Starting with the first line of the listing, quote each line exactly until and including the one with "(tIns) at (912,435)", leaving pictures out.

______________________________

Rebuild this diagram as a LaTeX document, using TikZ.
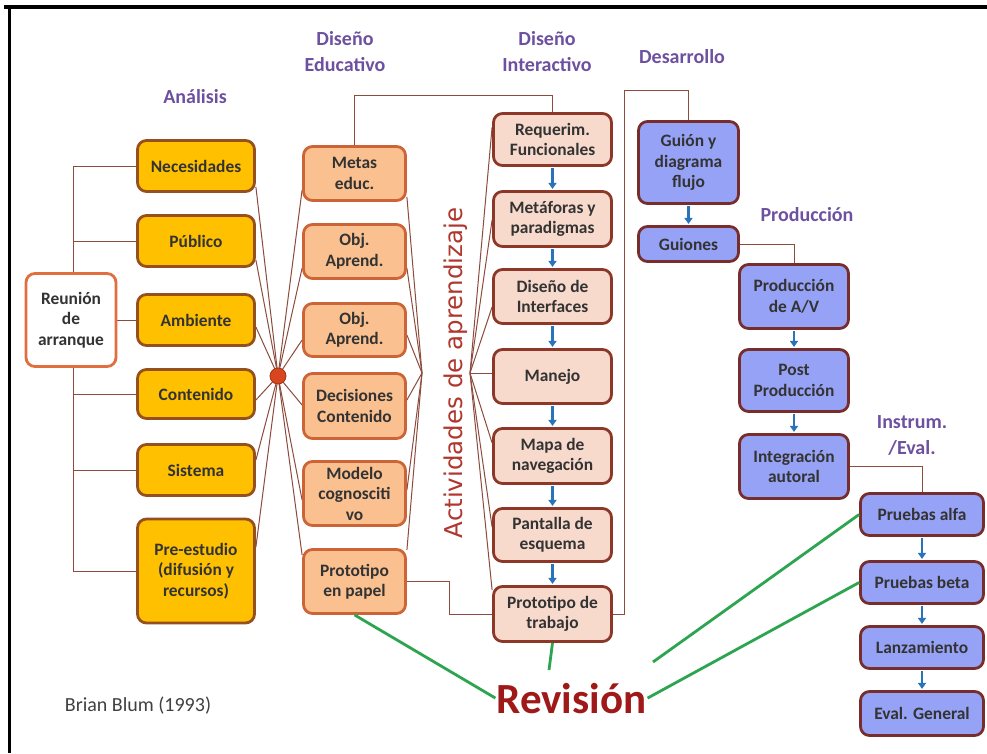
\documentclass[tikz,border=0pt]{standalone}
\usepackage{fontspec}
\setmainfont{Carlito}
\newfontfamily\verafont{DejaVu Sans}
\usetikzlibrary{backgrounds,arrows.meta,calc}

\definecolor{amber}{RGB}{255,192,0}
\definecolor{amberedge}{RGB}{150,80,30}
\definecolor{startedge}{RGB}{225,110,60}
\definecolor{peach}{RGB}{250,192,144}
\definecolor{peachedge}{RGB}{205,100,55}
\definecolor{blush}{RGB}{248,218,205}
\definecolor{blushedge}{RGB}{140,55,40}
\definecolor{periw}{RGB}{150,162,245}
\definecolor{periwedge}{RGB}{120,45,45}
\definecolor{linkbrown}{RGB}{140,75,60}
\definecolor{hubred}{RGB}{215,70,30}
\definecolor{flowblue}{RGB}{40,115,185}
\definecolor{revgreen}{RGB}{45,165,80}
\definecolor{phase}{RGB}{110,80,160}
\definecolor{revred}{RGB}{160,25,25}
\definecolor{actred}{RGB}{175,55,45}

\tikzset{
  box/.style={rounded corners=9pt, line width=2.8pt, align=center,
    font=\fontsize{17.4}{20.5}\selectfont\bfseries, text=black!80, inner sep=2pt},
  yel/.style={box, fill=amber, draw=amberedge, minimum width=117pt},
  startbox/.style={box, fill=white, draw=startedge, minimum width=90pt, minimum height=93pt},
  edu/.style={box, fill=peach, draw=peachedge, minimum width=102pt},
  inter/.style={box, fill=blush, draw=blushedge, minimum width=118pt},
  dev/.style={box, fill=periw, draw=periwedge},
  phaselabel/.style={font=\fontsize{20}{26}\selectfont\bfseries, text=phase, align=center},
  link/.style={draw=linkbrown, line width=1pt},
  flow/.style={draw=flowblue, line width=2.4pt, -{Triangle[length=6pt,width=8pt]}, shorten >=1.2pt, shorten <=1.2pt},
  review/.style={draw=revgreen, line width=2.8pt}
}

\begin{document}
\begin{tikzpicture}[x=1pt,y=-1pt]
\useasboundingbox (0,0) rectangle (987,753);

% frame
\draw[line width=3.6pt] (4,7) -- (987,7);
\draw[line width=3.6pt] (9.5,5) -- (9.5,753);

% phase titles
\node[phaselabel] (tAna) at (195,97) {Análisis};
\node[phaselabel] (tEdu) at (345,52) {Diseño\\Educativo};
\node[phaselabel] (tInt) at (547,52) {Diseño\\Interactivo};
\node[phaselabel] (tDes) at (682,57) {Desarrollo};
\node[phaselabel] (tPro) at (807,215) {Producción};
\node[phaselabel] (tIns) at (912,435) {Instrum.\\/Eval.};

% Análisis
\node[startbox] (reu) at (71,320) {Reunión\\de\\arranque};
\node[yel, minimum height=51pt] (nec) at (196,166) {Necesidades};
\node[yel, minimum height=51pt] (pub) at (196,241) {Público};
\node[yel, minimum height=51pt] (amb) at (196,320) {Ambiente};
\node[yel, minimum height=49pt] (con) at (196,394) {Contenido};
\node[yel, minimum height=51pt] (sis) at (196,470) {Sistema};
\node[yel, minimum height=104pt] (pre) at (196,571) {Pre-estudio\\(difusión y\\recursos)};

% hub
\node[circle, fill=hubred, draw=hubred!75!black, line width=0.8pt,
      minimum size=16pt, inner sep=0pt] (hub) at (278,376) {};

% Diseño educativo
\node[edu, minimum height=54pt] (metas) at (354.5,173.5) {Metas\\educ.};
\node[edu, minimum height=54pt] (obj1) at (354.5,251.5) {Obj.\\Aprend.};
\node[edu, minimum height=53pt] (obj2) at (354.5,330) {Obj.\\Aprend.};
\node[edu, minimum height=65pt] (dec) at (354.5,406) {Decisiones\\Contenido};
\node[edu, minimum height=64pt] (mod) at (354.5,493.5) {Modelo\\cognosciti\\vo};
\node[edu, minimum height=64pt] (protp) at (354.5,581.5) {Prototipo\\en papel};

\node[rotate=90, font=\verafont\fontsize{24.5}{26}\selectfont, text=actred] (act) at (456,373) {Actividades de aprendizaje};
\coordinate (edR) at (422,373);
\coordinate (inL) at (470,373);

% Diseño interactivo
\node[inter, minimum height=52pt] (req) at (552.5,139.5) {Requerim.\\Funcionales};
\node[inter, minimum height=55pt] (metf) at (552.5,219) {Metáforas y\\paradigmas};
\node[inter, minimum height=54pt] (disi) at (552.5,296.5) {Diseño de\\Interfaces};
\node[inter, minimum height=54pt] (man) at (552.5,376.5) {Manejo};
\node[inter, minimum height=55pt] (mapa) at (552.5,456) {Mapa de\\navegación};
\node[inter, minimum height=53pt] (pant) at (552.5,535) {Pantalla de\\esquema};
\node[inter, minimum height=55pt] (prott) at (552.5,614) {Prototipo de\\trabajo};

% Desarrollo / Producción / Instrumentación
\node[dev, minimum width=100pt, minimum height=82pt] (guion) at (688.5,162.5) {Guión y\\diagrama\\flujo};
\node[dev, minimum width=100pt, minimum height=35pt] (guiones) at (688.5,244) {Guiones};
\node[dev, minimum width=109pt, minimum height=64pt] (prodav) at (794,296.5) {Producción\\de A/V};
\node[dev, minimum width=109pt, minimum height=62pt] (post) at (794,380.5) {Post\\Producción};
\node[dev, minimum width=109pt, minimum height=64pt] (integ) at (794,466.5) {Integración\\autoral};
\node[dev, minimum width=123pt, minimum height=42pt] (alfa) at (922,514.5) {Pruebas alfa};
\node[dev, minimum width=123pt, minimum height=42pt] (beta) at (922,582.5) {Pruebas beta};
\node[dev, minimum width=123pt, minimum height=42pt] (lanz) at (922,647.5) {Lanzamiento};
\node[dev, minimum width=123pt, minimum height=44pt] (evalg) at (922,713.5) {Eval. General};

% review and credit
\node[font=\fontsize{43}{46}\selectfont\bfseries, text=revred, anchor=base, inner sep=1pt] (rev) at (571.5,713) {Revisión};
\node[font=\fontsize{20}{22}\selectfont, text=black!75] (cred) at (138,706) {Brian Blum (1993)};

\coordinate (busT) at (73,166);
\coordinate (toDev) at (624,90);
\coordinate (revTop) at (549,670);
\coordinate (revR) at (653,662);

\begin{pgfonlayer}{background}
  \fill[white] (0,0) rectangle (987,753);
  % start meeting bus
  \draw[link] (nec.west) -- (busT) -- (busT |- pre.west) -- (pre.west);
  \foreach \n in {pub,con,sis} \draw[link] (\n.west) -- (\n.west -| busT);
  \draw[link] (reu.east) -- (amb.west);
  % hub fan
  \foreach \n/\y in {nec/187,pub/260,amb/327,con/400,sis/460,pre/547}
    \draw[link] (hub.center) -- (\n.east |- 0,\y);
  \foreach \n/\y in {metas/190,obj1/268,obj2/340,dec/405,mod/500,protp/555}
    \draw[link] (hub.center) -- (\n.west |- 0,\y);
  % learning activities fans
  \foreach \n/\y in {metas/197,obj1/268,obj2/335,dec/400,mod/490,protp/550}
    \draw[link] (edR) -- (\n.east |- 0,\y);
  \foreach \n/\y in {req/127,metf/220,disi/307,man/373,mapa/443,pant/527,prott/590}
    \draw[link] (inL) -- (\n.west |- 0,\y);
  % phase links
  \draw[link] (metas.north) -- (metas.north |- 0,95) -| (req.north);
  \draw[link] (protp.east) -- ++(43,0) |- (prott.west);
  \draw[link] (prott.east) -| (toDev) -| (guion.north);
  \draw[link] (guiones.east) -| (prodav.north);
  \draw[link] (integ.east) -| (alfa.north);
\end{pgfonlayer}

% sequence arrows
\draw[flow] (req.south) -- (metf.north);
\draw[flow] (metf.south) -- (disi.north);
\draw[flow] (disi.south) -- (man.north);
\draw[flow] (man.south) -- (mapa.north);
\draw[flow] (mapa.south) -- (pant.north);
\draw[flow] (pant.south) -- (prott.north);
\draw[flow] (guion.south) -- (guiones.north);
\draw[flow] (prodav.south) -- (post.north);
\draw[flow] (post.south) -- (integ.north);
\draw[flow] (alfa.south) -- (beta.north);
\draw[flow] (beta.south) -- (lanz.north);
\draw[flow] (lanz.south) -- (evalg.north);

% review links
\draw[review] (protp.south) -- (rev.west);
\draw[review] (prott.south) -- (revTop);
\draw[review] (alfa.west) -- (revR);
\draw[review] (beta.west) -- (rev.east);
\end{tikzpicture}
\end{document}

______________________________

◆ Answer to this task ◆
Rebuild this diagram as a LaTeX document, using TikZ.
\documentclass[tikz,border=0pt]{standalone}
\usepackage{fontspec}
\setmainfont{Carlito}
\newfontfamily\verafont{DejaVu Sans}
\usetikzlibrary{backgrounds,arrows.meta,calc}

\definecolor{amber}{RGB}{255,192,0}
\definecolor{amberedge}{RGB}{150,80,30}
\definecolor{startedge}{RGB}{225,110,60}
\definecolor{peach}{RGB}{250,192,144}
\definecolor{peachedge}{RGB}{205,100,55}
\definecolor{blush}{RGB}{248,218,205}
\definecolor{blushedge}{RGB}{140,55,40}
\definecolor{periw}{RGB}{150,162,245}
\definecolor{periwedge}{RGB}{120,45,45}
\definecolor{linkbrown}{RGB}{140,75,60}
\definecolor{hubred}{RGB}{215,70,30}
\definecolor{flowblue}{RGB}{40,115,185}
\definecolor{revgreen}{RGB}{45,165,80}
\definecolor{phase}{RGB}{110,80,160}
\definecolor{revred}{RGB}{160,25,25}
\definecolor{actred}{RGB}{175,55,45}

\tikzset{
  box/.style={rounded corners=9pt, line width=2.8pt, align=center,
    font=\fontsize{17.4}{20.5}\selectfont\bfseries, text=black!80, inner sep=2pt},
  yel/.style={box, fill=amber, draw=amberedge, minimum width=117pt},
  startbox/.style={box, fill=white, draw=startedge, minimum width=90pt, minimum height=93pt},
  edu/.style={box, fill=peach, draw=peachedge, minimum width=102pt},
  inter/.style={box, fill=blush, draw=blushedge, minimum width=118pt},
  dev/.style={box, fill=periw, draw=periwedge},
  phaselabel/.style={font=\fontsize{20}{26}\selectfont\bfseries, text=phase, align=center},
  link/.style={draw=linkbrown, line width=1pt},
  flow/.style={draw=flowblue, line width=2.4pt, -{Triangle[length=6pt,width=8pt]}, shorten >=1.2pt, shorten <=1.2pt},
  review/.style={draw=revgreen, line width=2.8pt}
}

\begin{document}
\begin{tikzpicture}[x=1pt,y=-1pt]
\useasboundingbox (0,0) rectangle (987,753);

% frame
\draw[line width=3.6pt] (4,7) -- (987,7);
\draw[line width=3.6pt] (9.5,5) -- (9.5,753);

% phase titles
\node[phaselabel] (tAna) at (195,97) {Análisis};
\node[phaselabel] (tEdu) at (345,52) {Diseño\\Educativo};
\node[phaselabel] (tInt) at (547,52) {Diseño\\Interactivo};
\node[phaselabel] (tDes) at (682,57) {Desarrollo};
\node[phaselabel] (tPro) at (807,215) {Producción};
\node[phaselabel] (tIns) at (912,435) {Instrum.\\/Eval.};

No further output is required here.